Kinetic theory of acoustic-like modes in nonextensive pair plasmas

Abstract

The low-frequency acoustic-like modes in a pair plasma (electron-positron or pair-ion) is studied by employing a kinetic theory model based on the Vlasov and Poisson's equation with emphasizing the Tsallis's nonextensive statistics. The possibility of the acoustic-like modes and their properties in both fully symmetric and temperature-asymmetric cases are examined by studying the dispersion relation, Landau damping and instability of modes. The resultant dispersion relation in this study is compatible with the acoustic branch of the experimental data [W. Oohara, D. Date, and R. Hatakeyama, Phys.

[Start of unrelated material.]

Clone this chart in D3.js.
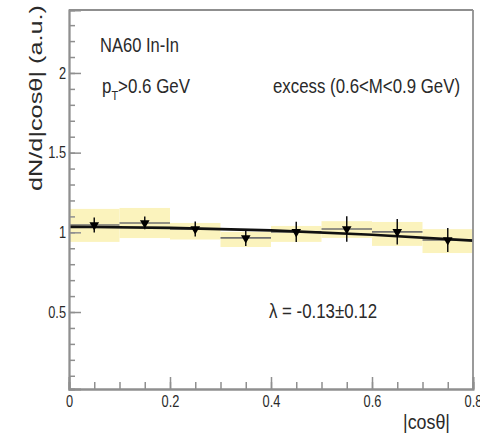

Rev. Lett. 95, 175003 (2005)], in which the electrostatic waves have been examined in a pure pair-ion plasma. Particularly, our study reveals that the occurrence of growing or damped acoustic-like modes depends strongly on the nonextensivity of the system as a measure for describing the long-range Coulombic interactions and correlations in the plasma. The mechanism that leads to the unstable modes lies in the heart of the nonextensive formalism yet, the mechanism of damping is the same developed by Landau. Furthermore, the solutions of acoustic-like waves in an equilibrium Maxwellian pair plasma are recovered in the extensive limit ($q\rightarrow1$), where the acoustic modes have only the Landau damping and no growth.